Using the material below, print the line that contains "Output the Python", the line that contains "TICK_SIZE = 19.5", and every line in between, exactly and nothing else.
------------------------------------------------------------------------
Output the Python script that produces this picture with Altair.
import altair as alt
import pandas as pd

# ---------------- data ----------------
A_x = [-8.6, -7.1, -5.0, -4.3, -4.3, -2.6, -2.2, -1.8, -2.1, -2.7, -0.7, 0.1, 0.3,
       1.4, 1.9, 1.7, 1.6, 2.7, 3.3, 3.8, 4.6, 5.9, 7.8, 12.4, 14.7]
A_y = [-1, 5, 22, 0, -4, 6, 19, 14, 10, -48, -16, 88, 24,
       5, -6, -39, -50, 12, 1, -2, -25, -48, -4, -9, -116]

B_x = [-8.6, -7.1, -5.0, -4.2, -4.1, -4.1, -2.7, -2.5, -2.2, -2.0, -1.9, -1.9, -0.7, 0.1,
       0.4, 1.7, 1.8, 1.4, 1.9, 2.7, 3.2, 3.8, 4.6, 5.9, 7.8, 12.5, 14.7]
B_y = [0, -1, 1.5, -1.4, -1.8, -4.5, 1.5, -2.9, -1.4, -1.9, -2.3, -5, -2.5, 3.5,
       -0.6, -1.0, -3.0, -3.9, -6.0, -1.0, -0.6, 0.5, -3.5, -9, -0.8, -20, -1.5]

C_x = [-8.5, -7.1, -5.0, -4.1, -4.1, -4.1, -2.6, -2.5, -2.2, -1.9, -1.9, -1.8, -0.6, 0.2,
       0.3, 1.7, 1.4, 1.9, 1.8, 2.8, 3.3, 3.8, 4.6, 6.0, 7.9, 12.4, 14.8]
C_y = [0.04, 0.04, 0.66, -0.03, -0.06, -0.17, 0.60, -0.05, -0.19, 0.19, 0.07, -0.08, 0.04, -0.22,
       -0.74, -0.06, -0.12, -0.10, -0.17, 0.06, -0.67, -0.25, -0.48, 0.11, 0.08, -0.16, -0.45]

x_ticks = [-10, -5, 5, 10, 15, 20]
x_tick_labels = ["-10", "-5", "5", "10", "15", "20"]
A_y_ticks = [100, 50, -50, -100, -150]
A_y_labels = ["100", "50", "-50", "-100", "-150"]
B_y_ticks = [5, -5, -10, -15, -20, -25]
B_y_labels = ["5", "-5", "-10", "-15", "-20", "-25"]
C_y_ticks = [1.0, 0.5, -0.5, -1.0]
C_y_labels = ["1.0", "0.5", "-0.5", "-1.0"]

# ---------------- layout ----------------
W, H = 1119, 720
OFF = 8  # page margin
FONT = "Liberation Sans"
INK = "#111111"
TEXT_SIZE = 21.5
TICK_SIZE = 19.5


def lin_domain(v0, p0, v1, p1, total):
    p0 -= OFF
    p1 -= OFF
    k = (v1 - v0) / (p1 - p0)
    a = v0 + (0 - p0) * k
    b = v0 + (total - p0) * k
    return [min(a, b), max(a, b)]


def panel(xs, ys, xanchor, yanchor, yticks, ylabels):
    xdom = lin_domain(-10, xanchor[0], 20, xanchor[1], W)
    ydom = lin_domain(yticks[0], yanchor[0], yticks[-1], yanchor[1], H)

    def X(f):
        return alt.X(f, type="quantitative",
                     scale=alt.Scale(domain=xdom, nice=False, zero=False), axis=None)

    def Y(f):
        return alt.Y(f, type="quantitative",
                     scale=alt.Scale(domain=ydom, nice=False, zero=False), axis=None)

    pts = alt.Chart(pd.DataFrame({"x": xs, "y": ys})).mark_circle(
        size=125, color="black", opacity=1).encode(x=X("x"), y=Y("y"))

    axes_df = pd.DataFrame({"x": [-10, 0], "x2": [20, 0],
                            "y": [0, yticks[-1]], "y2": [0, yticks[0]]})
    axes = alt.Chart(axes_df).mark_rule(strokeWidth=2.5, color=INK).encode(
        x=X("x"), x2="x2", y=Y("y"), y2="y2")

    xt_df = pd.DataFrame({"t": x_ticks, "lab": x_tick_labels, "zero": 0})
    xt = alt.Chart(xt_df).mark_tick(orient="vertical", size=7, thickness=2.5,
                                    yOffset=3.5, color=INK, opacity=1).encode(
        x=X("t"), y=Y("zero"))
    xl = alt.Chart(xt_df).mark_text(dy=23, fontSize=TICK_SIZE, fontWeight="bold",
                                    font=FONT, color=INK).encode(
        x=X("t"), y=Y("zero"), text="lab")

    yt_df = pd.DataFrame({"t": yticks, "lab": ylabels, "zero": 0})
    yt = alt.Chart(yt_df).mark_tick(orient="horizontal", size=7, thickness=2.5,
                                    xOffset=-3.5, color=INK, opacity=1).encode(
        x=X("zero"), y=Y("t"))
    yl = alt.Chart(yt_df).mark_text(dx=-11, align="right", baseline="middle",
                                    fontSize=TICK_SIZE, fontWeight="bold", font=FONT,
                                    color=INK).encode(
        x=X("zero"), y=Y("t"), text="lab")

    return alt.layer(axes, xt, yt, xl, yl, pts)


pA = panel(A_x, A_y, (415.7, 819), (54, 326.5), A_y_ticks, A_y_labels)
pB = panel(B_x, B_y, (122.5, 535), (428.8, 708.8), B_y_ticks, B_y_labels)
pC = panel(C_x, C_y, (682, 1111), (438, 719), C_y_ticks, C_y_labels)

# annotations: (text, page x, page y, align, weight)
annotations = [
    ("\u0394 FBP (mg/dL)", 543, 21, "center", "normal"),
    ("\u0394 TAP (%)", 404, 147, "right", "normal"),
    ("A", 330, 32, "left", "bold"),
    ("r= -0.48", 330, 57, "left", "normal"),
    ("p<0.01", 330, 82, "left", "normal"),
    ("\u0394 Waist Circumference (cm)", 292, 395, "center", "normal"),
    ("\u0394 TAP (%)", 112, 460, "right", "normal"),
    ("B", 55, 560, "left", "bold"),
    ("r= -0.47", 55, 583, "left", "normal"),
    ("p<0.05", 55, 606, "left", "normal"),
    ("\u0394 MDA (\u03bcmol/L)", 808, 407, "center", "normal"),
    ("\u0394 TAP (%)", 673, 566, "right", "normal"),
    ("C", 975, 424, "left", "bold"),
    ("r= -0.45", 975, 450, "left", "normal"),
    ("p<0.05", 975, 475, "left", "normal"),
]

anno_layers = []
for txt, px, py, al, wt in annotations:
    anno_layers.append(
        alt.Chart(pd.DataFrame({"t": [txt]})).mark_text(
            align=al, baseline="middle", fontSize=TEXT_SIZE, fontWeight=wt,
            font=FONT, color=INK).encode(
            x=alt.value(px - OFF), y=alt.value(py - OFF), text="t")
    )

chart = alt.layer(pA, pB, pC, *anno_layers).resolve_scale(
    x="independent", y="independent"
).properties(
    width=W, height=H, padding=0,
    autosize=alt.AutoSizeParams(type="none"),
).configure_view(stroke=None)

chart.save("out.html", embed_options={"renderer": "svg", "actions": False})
------------------------------------------------------------------------
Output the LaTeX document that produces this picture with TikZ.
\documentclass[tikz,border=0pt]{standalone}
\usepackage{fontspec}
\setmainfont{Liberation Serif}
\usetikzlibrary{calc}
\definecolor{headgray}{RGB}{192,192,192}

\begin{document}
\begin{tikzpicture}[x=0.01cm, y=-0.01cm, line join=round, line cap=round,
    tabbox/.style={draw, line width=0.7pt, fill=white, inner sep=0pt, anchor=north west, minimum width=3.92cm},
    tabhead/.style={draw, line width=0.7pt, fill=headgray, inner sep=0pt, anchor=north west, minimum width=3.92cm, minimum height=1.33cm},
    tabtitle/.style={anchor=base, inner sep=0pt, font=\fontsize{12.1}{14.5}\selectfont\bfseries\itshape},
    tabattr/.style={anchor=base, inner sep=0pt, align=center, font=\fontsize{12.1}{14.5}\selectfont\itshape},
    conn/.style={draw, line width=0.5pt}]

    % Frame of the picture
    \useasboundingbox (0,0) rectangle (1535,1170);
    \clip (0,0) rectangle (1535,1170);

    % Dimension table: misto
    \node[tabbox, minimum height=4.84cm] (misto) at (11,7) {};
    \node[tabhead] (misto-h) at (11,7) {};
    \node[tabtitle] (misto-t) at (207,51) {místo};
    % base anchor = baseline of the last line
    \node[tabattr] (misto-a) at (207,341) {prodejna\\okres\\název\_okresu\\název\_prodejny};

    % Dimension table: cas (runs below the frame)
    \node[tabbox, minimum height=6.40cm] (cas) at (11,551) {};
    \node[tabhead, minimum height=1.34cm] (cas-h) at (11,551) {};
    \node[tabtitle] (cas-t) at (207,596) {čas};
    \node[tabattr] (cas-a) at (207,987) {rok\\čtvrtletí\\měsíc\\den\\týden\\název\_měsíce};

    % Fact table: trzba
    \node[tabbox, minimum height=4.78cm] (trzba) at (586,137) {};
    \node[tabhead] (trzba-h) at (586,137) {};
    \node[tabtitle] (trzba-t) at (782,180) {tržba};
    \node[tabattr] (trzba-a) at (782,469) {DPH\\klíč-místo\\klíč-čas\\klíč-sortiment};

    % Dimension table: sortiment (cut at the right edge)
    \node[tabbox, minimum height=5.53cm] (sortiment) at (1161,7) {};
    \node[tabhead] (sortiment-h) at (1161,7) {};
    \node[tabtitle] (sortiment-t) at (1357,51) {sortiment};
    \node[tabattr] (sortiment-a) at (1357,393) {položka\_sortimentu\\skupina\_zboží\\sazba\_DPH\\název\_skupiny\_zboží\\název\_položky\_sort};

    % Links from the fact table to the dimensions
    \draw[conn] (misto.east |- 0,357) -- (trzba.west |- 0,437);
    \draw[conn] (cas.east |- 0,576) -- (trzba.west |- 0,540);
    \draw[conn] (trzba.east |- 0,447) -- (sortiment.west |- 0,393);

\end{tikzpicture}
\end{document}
------------------------------------------------------------------------
Answer to this exercise:
Output the Python script that produces this picture with Altair.
import altair as alt
import pandas as pd

# ---------------- data ----------------
A_x = [-8.6, -7.1, -5.0, -4.3, -4.3, -2.6, -2.2, -1.8, -2.1, -2.7, -0.7, 0.1, 0.3,
       1.4, 1.9, 1.7, 1.6, 2.7, 3.3, 3.8, 4.6, 5.9, 7.8, 12.4, 14.7]
A_y = [-1, 5, 22, 0, -4, 6, 19, 14, 10, -48, -16, 88, 24,
       5, -6, -39, -50, 12, 1, -2, -25, -48, -4, -9, -116]

B_x = [-8.6, -7.1, -5.0, -4.2, -4.1, -4.1, -2.7, -2.5, -2.2, -2.0, -1.9, -1.9, -0.7, 0.1,
       0.4, 1.7, 1.8, 1.4, 1.9, 2.7, 3.2, 3.8, 4.6, 5.9, 7.8, 12.5, 14.7]
B_y = [0, -1, 1.5, -1.4, -1.8, -4.5, 1.5, -2.9, -1.4, -1.9, -2.3, -5, -2.5, 3.5,
       -0.6, -1.0, -3.0, -3.9, -6.0, -1.0, -0.6, 0.5, -3.5, -9, -0.8, -20, -1.5]

C_x = [-8.5, -7.1, -5.0, -4.1, -4.1, -4.1, -2.6, -2.5, -2.2, -1.9, -1.9, -1.8, -0.6, 0.2,
       0.3, 1.7, 1.4, 1.9, 1.8, 2.8, 3.3, 3.8, 4.6, 6.0, 7.9, 12.4, 14.8]
C_y = [0.04, 0.04, 0.66, -0.03, -0.06, -0.17, 0.60, -0.05, -0.19, 0.19, 0.07, -0.08, 0.04, -0.22,
       -0.74, -0.06, -0.12, -0.10, -0.17, 0.06, -0.67, -0.25, -0.48, 0.11, 0.08, -0.16, -0.45]

x_ticks = [-10, -5, 5, 10, 15, 20]
x_tick_labels = ["-10", "-5", "5", "10", "15", "20"]
A_y_ticks = [100, 50, -50, -100, -150]
A_y_labels = ["100", "50", "-50", "-100", "-150"]
B_y_ticks = [5, -5, -10, -15, -20, -25]
B_y_labels = ["5", "-5", "-10", "-15", "-20", "-25"]
C_y_ticks = [1.0, 0.5, -0.5, -1.0]
C_y_labels = ["1.0", "0.5", "-0.5", "-1.0"]

# ---------------- layout ----------------
W, H = 1119, 720
OFF = 8  # page margin
FONT = "Liberation Sans"
INK = "#111111"
TEXT_SIZE = 21.5
TICK_SIZE = 19.5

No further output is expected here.